Here is an example of how to use this package to generate a sparse covariance matrix, apply the graphical lasso algorithm, and select the optimal tuning parameter:

using LinearAlgebra, GraphicalLasso, Random, Distributions
Random.seed!(123456)

# Generate true sparse covariance matrix
p = 20
thr = 0.5
Σ = randsparsecov(p, thr)

# Check if this is a valid covariance matrix
iscov(Σ)

# Generate data from the true covariance matrix, create sample covariance matrix
obs = 100
μ = zeros(p)
unstddf = rand(MvNormal(zeros(p), Σ), obs)
df = (unstddf .- mean(unstddf, dims=2)) ./ std(unstddf, dims=2)
s = df * df' / obs

# Select the optimal tuning parameter from a range
λvalues = 0.0:0.01:2.0
optimalλ = tuningselect(s, obs, λvalues, verbose=false)
println("Optimal λ: ", optimalλ)

# Apply the graphical lasso algorithm
result = glasso(s, obs, optimalλ)

# Extract results
W = result.W
θ = result.θ
ll = result.ll
bicval = result.bicval

println("Estimated Precision Matrix: ", θ)
println("Log-Likelihood: ", ll)
println("EBIC Value: ", bicval)

# Validate if the result is a valid covariance matrix
is_valid_cov = iscov(W)
println("Is the estimated matrix a valid covariance matrix? ", is_valid_cov)
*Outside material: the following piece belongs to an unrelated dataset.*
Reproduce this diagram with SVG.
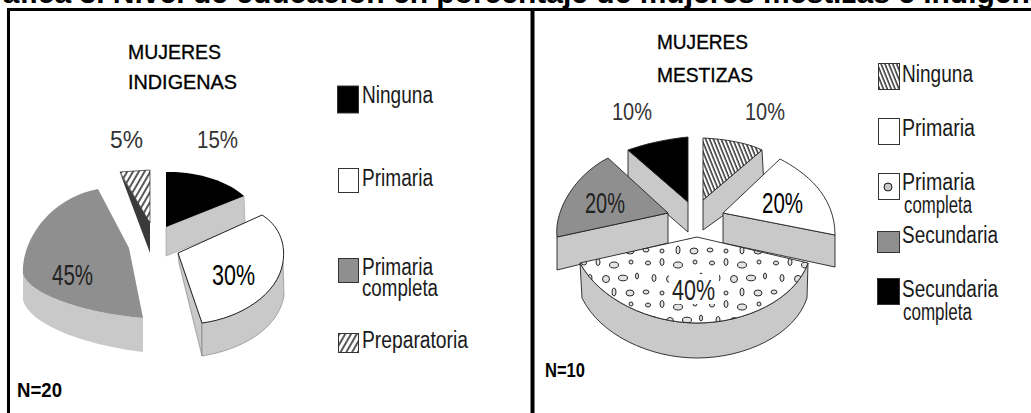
<svg xmlns="http://www.w3.org/2000/svg" width="1031" height="413" viewBox="0 0 1031 413">
<style>
.title{font-family:"Liberation Sans",Arial,sans-serif;font-weight:bold;font-size:30px;fill:#000}
.ctitle{font-family:"Liberation Sans",Arial,sans-serif;font-size:21px;fill:#000;stroke:#000;stroke-width:0.35}
.leg{font-family:"Liberation Sans",Arial,sans-serif;font-size:23px;fill:#1a1a1a}
.pct{font-family:"Liberation Sans",Arial,sans-serif;font-size:23px;fill:#333}
.pbig{font-family:"Liberation Sans",Arial,sans-serif;font-size:30px;fill:#222}
.n{font-family:"Liberation Sans",Arial,sans-serif;font-weight:bold;font-size:21px;fill:#000}
.frame{stroke:#000;fill:none}
.side{fill:#c9c9c9}
.gray{fill:#8f8f8f}
.ol{stroke:#222;stroke-width:0.9;stroke-linejoin:round}
.mk{stroke:#333;stroke-width:1}
</style>
<defs>
<pattern id="hatchL" patternUnits="userSpaceOnUse" width="5" height="10" patternTransform="rotate(30)">
<rect width="5" height="10" fill="#fff"/><line x1="1" y1="0" x2="1" y2="10" stroke="#000" stroke-width="1.3"/>
</pattern>
<pattern id="hatchR" patternUnits="userSpaceOnUse" width="3.6" height="10" patternTransform="rotate(-22)">
<rect width="3.6" height="10" fill="#fff"/><line x1="1" y1="0" x2="1" y2="10" stroke="#000" stroke-width="1.2"/>
</pattern>
<pattern id="dots" patternUnits="userSpaceOnUse" width="64" height="42" x="2" y="6">
<rect width="64" height="42" fill="#fff"/>
<g fill="#e4e4e4" stroke="#111" stroke-width="0.9">
<ellipse cx="6" cy="5" rx="2.5" ry="2"/><ellipse cx="20" cy="4" rx="2" ry="3.5"/><ellipse cx="36" cy="7" rx="4.5" ry="3"/><ellipse cx="53" cy="4" rx="2" ry="2"/>
<ellipse cx="12" cy="20" rx="2" ry="3.5"/><ellipse cx="28" cy="21" rx="3.5" ry="3.5"/><ellipse cx="45" cy="20" rx="4.5" ry="2.8"/><ellipse cx="59" cy="18" rx="1.5" ry="3"/>
<ellipse cx="4" cy="34" rx="3" ry="2"/><ellipse cx="20" cy="35" rx="2" ry="2"/><ellipse cx="36" cy="34" rx="2" ry="4"/><ellipse cx="52" cy="35" rx="4" ry="3"/>
</g>
</pattern>
</defs>

<g id="title">
<text class="title" x="515.5" y="3" text-anchor="middle">Gráfica 3. Nivel de educación en porcentaje de mujeres mestizas e indígenas</text>
</g>

<g id="frame">
<path class="frame" d="M7,9.5 H1031" stroke-width="3"/>
<path class="frame" d="M8.5,8 V413" stroke-width="3"/>
<path class="frame" d="M532.5,8 V413" stroke-width="4"/>
</g>

<g id="chart-indigenas">
<g id="ind-title">
<text class="ctitle" x="128" y="59" textLength="93" lengthAdjust="spacingAndGlyphs">MUJERES</text>
<text class="ctitle" x="128" y="89" textLength="109" lengthAdjust="spacingAndGlyphs">INDIGENAS</text>
</g>
<g id="ind-preparatoria">
<path d="M120,173 L150,223 L150,253 Z" fill="#3a3a3a"/>
<path d="M120,172 L150,170 L150,223 Z" fill="url(#hatchL)" stroke="#222" stroke-width="0.7"/>
</g>
<g id="ind-ninguna">
<path class="side" d="M166,227 L244,196 L245,224 L166,256 Z" stroke="#999" stroke-width="0.6"/>
<path d="M166,172 C196,171 228,181 244,196 L166,227 Z" fill="#000"/>
</g>
<g id="ind-primaria-completa">
<path class="side" d="M23,274 C30,295 85,313 143,318 L143,352 C85,345 30,325 23,300 Z"/>
<path class="gray" d="M98,189 L129,248 L143,318 C85,313 30,295 23,274 C21,240 50,198 98,189 Z"/>
</g>
<g id="ind-primaria">
<path class="side" d="M178,253 L202,323 L202,356 L179,263 Z" stroke="#777" stroke-width="0.6"/>
<path class="side" d="M202,323 C240,318 278,295 283,262 L284,296 C278,330 240,350 202,356 Z" stroke="#777" stroke-width="0.6"/>
<path d="M178,253 L262,215 C278,225 286,242 283,262 C278,295 240,318 202,323 Z" fill="#fff" stroke="#222" stroke-width="1"/>
</g>
<g id="ind-labels">
<text class="pct" x="110" y="148" textLength="33" lengthAdjust="spacingAndGlyphs">5%</text>
<text class="pct" x="197" y="148" textLength="41" lengthAdjust="spacingAndGlyphs">15%</text>
<text class="pbig" x="52" y="285" textLength="41" lengthAdjust="spacingAndGlyphs" fill="#333">45%</text>
<text class="pbig" x="212" y="285" textLength="43" lengthAdjust="spacingAndGlyphs" style="fill:#000">30%</text>
</g>
<g id="ind-legend">
<rect class="mk" x="337.5" y="86" width="21" height="27" fill="#000"/>
<text class="leg" x="362" y="103" textLength="71" lengthAdjust="spacingAndGlyphs">Ninguna</text>
<rect class="mk" x="338.5" y="168.5" width="20" height="24" fill="#fff"/>
<text class="leg" x="362" y="186" textLength="71" lengthAdjust="spacingAndGlyphs">Primaria</text>
<rect class="mk" x="338.5" y="258.5" width="20" height="24" fill="#8f8f8f"/>
<text class="leg" x="362" y="275" textLength="71" lengthAdjust="spacingAndGlyphs">Primaria</text>
<text class="leg" x="362" y="296" textLength="76" lengthAdjust="spacingAndGlyphs">completa</text>
<rect class="mk" x="338.5" y="333.5" width="20" height="19" fill="url(#hatchL)"/>
<text class="leg" x="362" y="348" textLength="106" lengthAdjust="spacingAndGlyphs">Preparatoria</text>
</g>
<text id="ind-n" class="n" x="17" y="397" textLength="45" lengthAdjust="spacingAndGlyphs">N=20</text>
</g>

<g id="chart-mestizas">
<g id="mes-title">
<text class="ctitle" x="657" y="49" textLength="91" lengthAdjust="spacingAndGlyphs">MUJERES</text>
<text class="ctitle" x="657" y="82" textLength="96" lengthAdjust="spacingAndGlyphs">MESTIZAS</text>
</g>
<g id="mes-secundaria-completa">
<path class="side ol" d="M628,150 L688,202 L688,232 L628,180 Z"/>
<path class="ol" d="M628,150 C648,143 668,139 688,137 L688,202 Z" fill="#000"/>
</g>
<g id="mes-ninguna">
<path class="side ol" d="M703,200 L762,150 L764,186 L703,230 Z"/>
<path class="ol" d="M703,138 C725,139 748,143 762,150 L703,200 Z" fill="url(#hatchR)"/>
</g>
<g id="mes-secundaria">
<path class="side ol" d="M557,237 L668,213 L668,243 L557,270 Z"/>
<path class="gray ol" d="M608,158 L668,213 L557,237 C554,210 575,175 608,158 Z"/>
</g>
<g id="mes-primaria">
<path class="side ol" d="M723,213 L835,235 L835,267 L723,243 Z"/>
<path class="ol" d="M723,213 L780,159 C805,172 835,195 835,235 Z" fill="#fff"/>
</g>
<g id="mes-primaria-completa">
<path class="side ol" d="M580,263 C600,300 650,323 697,323 C745,323 795,300 808,263 L807,298 C795,335 745,358 697,358 C650,358 600,335 582,298 Z"/>
<path class="ol" d="M697,237 L808,263 C795,300 745,323 697,323 C650,323 600,300 580,263 Z" fill="url(#dots)"/>
<rect x="669" y="274" width="50" height="30" fill="#fff"/>
</g>
<g id="mes-labels">
<text class="pct" x="612" y="120" textLength="40" lengthAdjust="spacingAndGlyphs">10%</text>
<text class="pct" x="745" y="120" textLength="40" lengthAdjust="spacingAndGlyphs">10%</text>
<text class="pbig" x="585" y="213" textLength="40" lengthAdjust="spacingAndGlyphs">20%</text>
<text class="pbig" x="762" y="213" textLength="41" lengthAdjust="spacingAndGlyphs" style="fill:#000">20%</text>
<text class="pbig" x="672" y="300" textLength="43" lengthAdjust="spacingAndGlyphs">40%</text>
</g>
<g id="mes-legend">
<rect class="mk" x="878.5" y="63.5" width="21" height="26" fill="url(#hatchR)"/>
<text class="leg" x="902" y="82" textLength="71" lengthAdjust="spacingAndGlyphs">Ninguna</text>
<rect class="mk" x="878.5" y="118.5" width="21" height="26" fill="#fff"/>
<text class="leg" x="902" y="136" textLength="73" lengthAdjust="spacingAndGlyphs">Primaria</text>
<rect class="mk" x="878.5" y="173.5" width="21" height="26" fill="#fff"/>
<circle cx="888" cy="187" r="4" fill="#c8c8c8" stroke="#111" stroke-width="1"/>
<text class="leg" x="902" y="190" textLength="73" lengthAdjust="spacingAndGlyphs">Primaria</text>
<text class="leg" x="904" y="213" textLength="68" lengthAdjust="spacingAndGlyphs">completa</text>
<rect class="mk" x="877.5" y="231.5" width="22" height="21" fill="#8f8f8f"/>
<text class="leg" x="902" y="243" textLength="96" lengthAdjust="spacingAndGlyphs">Secundaria</text>
<rect class="mk" x="877.5" y="278.5" width="22" height="26" fill="#000"/>
<text class="leg" x="902" y="297" textLength="96" lengthAdjust="spacingAndGlyphs">Secundaria</text>
<text class="leg" x="903" y="320" textLength="69" lengthAdjust="spacingAndGlyphs">completa</text>
</g>
<text id="mes-n" class="n" x="545" y="377" textLength="40" lengthAdjust="spacingAndGlyphs">N=10</text>
</g>
</svg>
Moreover, although not the main focus of this package, we also provide a method to compute the lasso solution via coordinate descent. We demonstrate this method below with a generated data set and a sparse response vector.

using LinearAlgebra, GraphicalLasso, Random, Plots
Random.seed!(123456)
N = 100
k = 100
kzeros = 90
X = randn(N, k)
beta = ones(k)
beta[1:kzeros] .= 0
betahat = zeros(k)
y = X * beta + randn(N)

λ = 10.0
cdlassobeta = cdlasso(X'X, X'y, λ)

# We expect the last column to be dense.
heatmap(reshape(cdlassobeta, 10, 10), yflip = true)

Contribution

We welcome contributions to improve the package. If you encounter any issues or have suggestions for new features, feel free to open an issue or submit a pull request.

References

  • Friedman, J., Hastie, T., & Tibshirani, R. (2008). Sparse inverse covariance estimation with the graphical lasso. Biostatistics, 9(3), 432-441.
  • Foygel, R., & Drton, M. (2010). Extended Bayesian information criteria for Gaussian graphical models. In Advances in Neural Information Processing Systems (pp. 604-612).
  • Meinshausen, N., & Bühlmann, P. (2006). High-dimensional graphs and variable selection with the lasso. The Annals of Statistics, 34(3), 1436-1462.

License

This project is licensed under the MIT License - see the LICENSE file for details.